Riding a motorcycle can be a lot of fun, but it’s important to learn good habits so you can do it safely. It may sound like a great idea to just jump on a bike and go cruising, but if you don’t know what you’re doing and haven’t properly prepared, you could be putting yourself at risk. If you want to have a safe and enjoyable ride, consider these motorcycle riding tips:
1. Train and Practice
Before ever purchasing a bike, new riders should always get training, suggests Kevin Bean’re, a professional motorcyclist who has traveled more than 650,000 miles in the last decade. “Without the training to learn the proper way, it is easy to ‘practice’ bad habits,” he says.
When you’re just starting out, taking classes is one of the best things a new rider can do, says Bean’re, as they usually offer hands-on lessons that instruct on the proper way to ride. For example, the Motorcycle Safety Foundation (MSF) has riding courses all over the country that teach riding basics and advanced techniques.
Once you have finished training, Bean’re suggests spending time practicing and doing figure-eights in parking lots or open fields to get a feel for your particular bike and how it handles. As an additional motorcycle safety tip for those starting out, Vicki Sanfelipo, executive director ofRoad Guardians and a motorcycle safety columnist, suggests finding a mentor to answer your questions, help you practice and explain techniques he/she has learned from experience.
2. Prepare Your Bike
To have the safest trip possible, there are some preparations you may want to make before ever getting on the bike. First, says Bean’re, check the motorcycle from top to bottom before every ride. This includes examining lights, signals, brakes, the belt, the chain and tire air pressure and tread, according to Consumer Reports. In addition, Sanfelipo notes that it is essential to get oil changes and check your transmission and brake fluid regularly per the manufacturer’s recommendations.
3. Wear the Right Gear
When you decide you are ready to hit the road, make sure you wear the right gear. Bean’re says you should always have the appropriate safety attire on, no matter how long the ride. The following gear can keep you safer on the road:
- Helmet: While helmet laws vary state-to-state, Consumer Reports suggests riders should wear a full-face helmet that has been approved by the U.S. Department of Transportation.

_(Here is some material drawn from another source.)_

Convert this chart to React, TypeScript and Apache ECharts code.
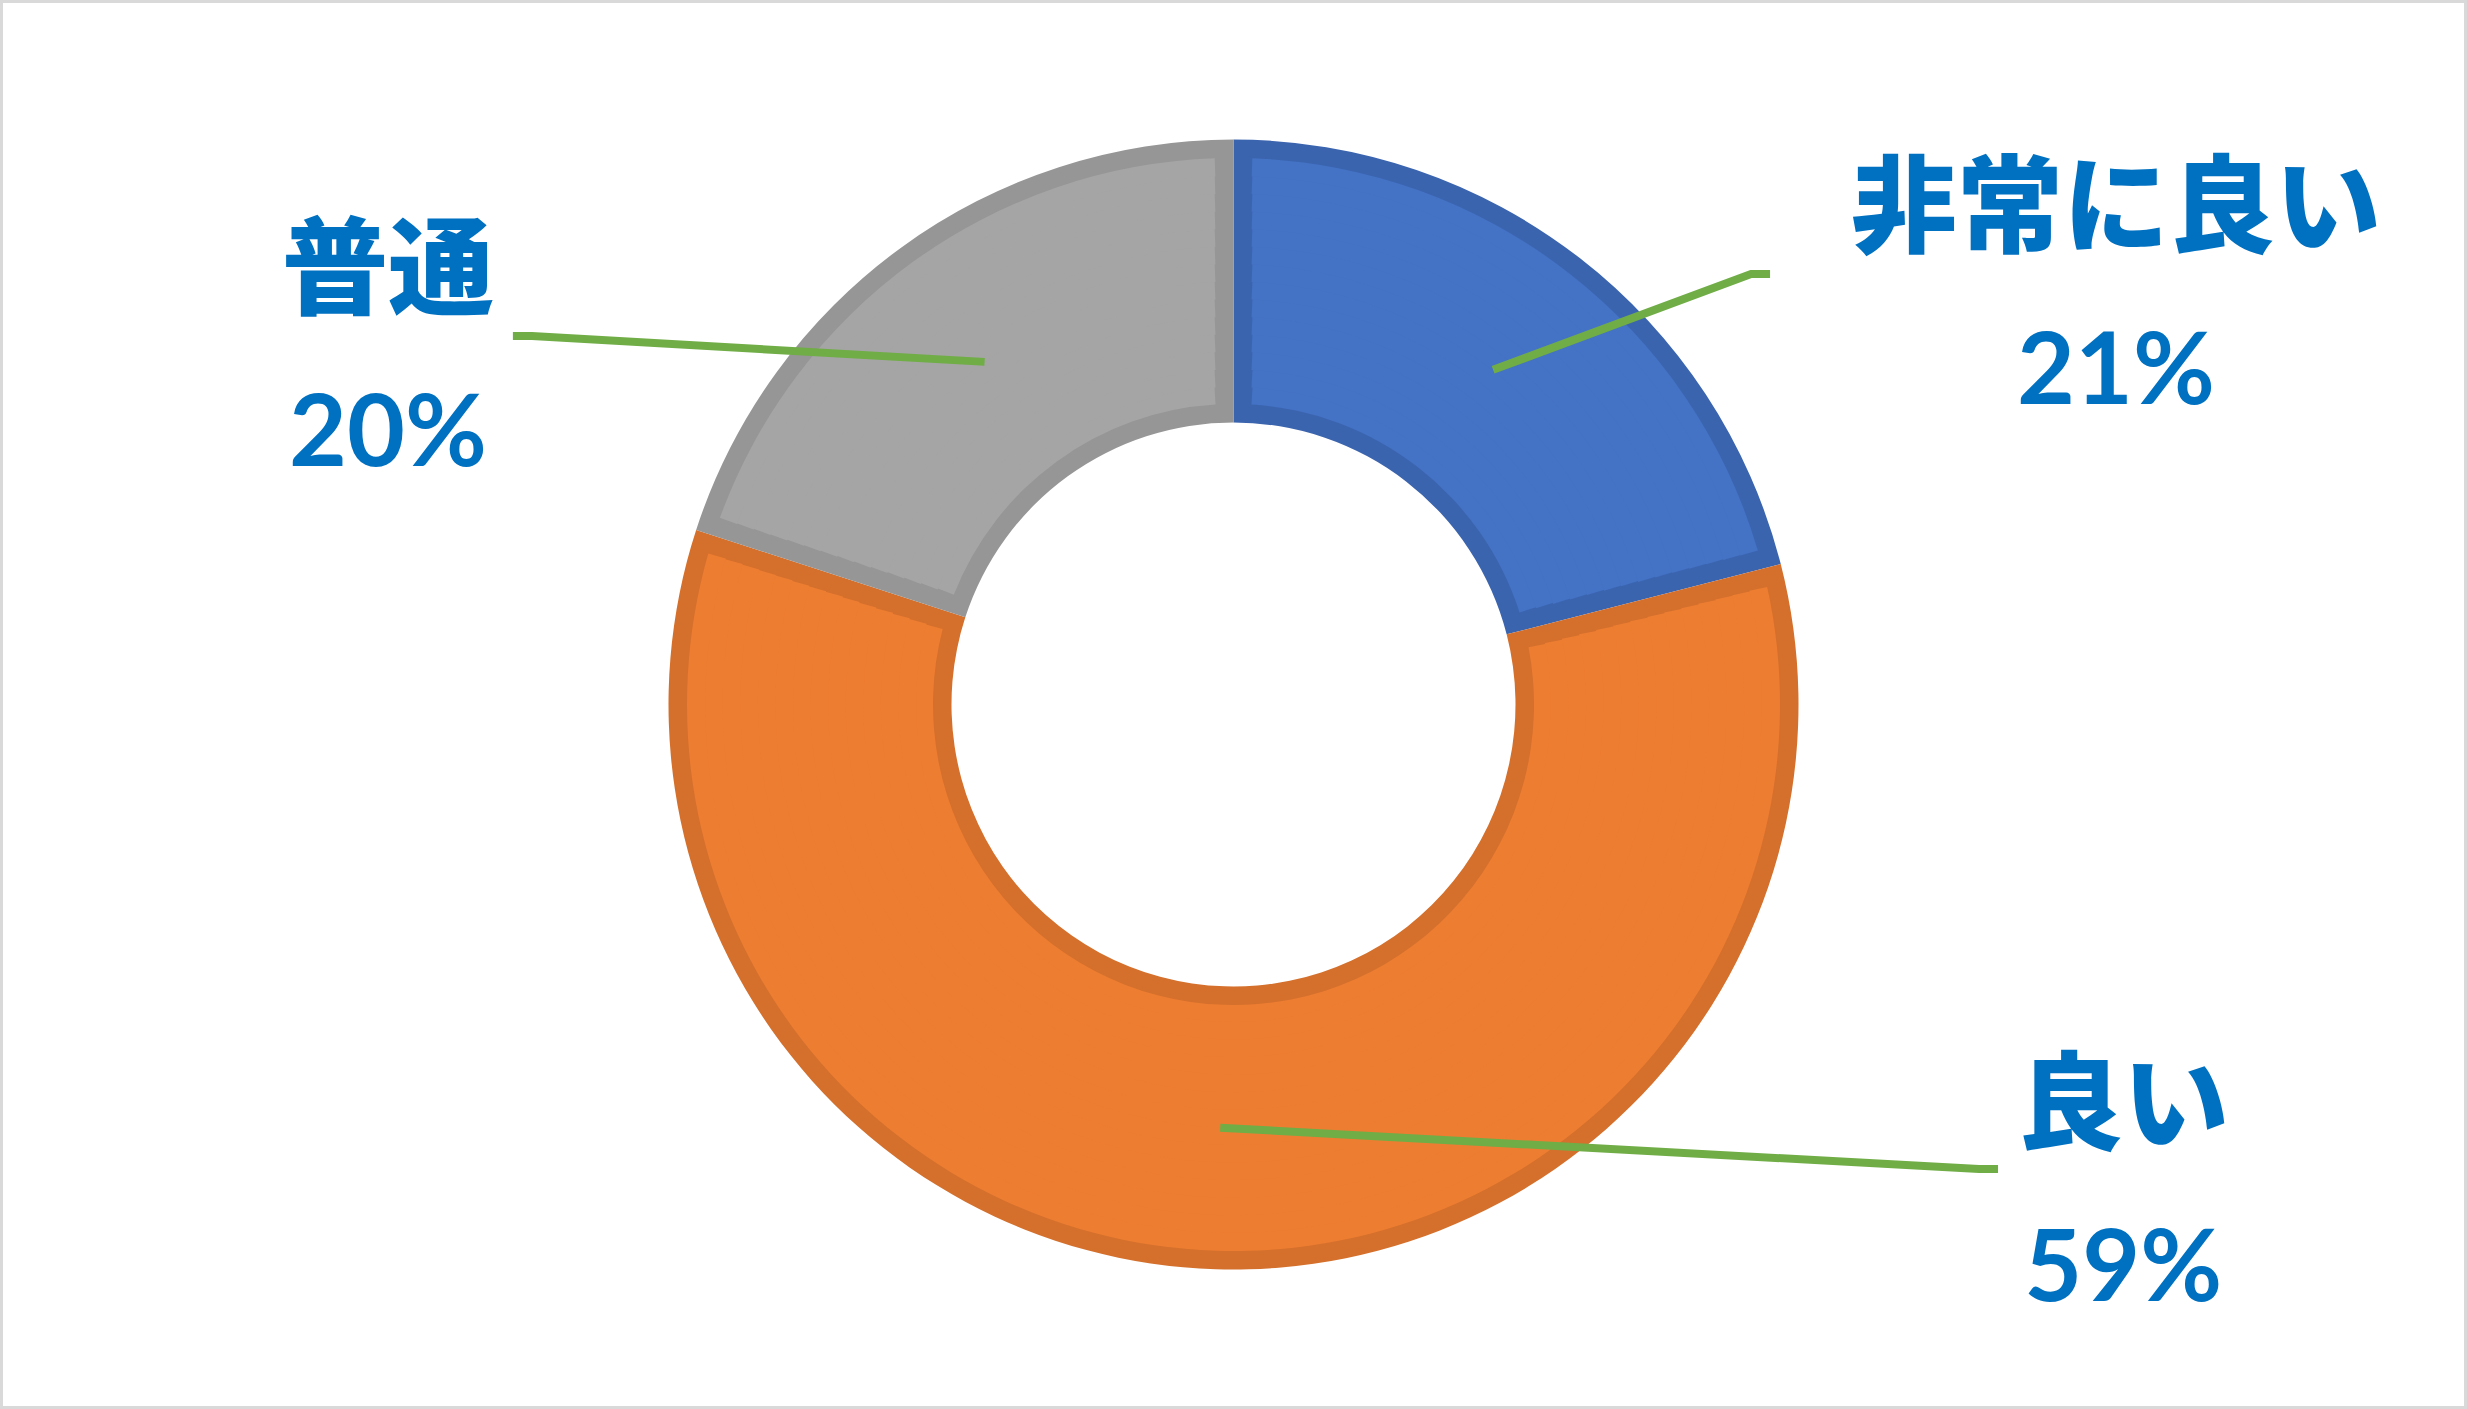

- Clothing: To help protect your skin from the elements, Sanfelipo recommends wearing long pants, a leather or protective jacket, a pair of boots that cover the ankles, and full-fingered gloves with padding on the palms. Consumer Reports also says to pick attire in bright colors so you are more visible to other drivers.
- Eye Gear: According to the MSF, the windshield on your bike is typically not enough protection for your eyes. Riders should have a shielded helmet, shatterproof glasses or goggles.
4. Turn Carefully
When you are practicing riding your bike, says Bean’re, it’s important to figure out how far you can lean on the bike without it scraping or tipping. According to the MSF, when you turn you have to lean into the curve. Sanfelipo says riders should slow down slightly before starting a curve and then accelerate throughout the turn for more stability.
In addition, Bean’re notes that it is important to look where you are going as you turn instead of straight ahead. “If you look straight, you can’t compare yourself to the road,“ he says. “That’s how you lose your lane and swing wide. If you focus on where you want to be, that’s where you will end up.”
5. Drive Defensively
Sharing the road is important, but car drivers are not always specifically looking out for bikers. Because of this, Sanfelipo says, it’s important to be a very defensive driver and assume car and truck drivers don’t see you.
“One must always be ready for the unexpected,” adds Bean’re. “Even when people look twice, they sometimes miss motorcycles, so always think like others don’t know you are there.”
6. Be a Smart Rider
“Know that the most important safety feature of a motorcycle is the rider,” says Bean’re. “All the equipment in the world doesn’t matter if the rider is careless.” One way to prepare for a safer ride is consult online resources and apps that can help alert riders of potentially dangerous areas, like the Rider Risk Map.
If you want to further limit unnecessary danger, adds Bean’re, you should avoid:
- Riding at night on dark, unfamiliar roads
- Riding an unfamiliar bike without practicing off the road
- Using headphones that take away your sense of hearing
Motorcycles can be safe and fun, but only if they are respected, says Bean’re. If you are educated, well-prepared and make smart decisions, he says, it’s much easier to just relax and enjoy a safe ride.